I agree with both @TheBurgerKing and @Diacanu on this one, if that makes sense. We can infer that after RotJ that the New Republic was formed but that factions of the Empire remained. I'm guessing Disney purposely left a long gap between RotJ and TFA, not just because of the actual real-life time difference but because that time period will be ripe for future story-telling. But it is sloppy that they didn't at least address that in the opening crawl. As I said, one or two sentences along the lines of "from the ashes of the Empire..." would have sufficed for now. I also agree that separating the New Republic and Resistance seems a bit unnecessary. I recall some sort of line about the Republic fleet supporting the Resistance in TFA, but it really wasn't made all that clear.
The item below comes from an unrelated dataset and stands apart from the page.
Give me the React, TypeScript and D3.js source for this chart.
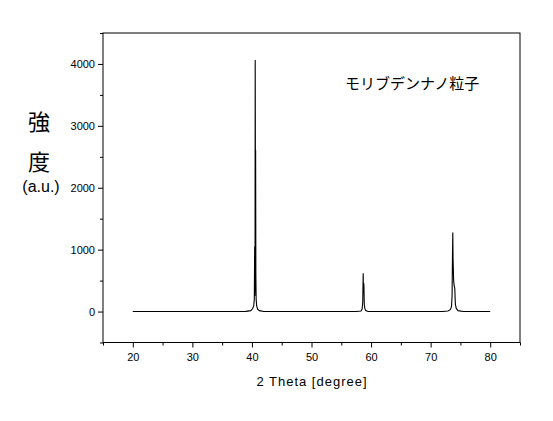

I enjoy a good tie in book as much as the next guy, but they shouldn't be required reading to understand what the fuck is going on in a movie. The film should be capable of standing on its own, and it's bad writing that it's not able to do so.
I dunno, TFA wasn't about the politics, it was about Rey, Finn, and Po blowing up the Starkiller, and Rey's heroes journey. IMHO, novels are the correct place for that stuff. Star Wars isn't Dune.
The disconnect between starkiller base blowing those planets up and what they mean to the story (effectively nothing) is still quite jarring. We need some rudementary inkling of what the politics are. Yeah, someone mentioned something about killing the republic or the senate, but that's pointless when they weren't part of the story. Has they targeted yavin or the rebels that would have been different.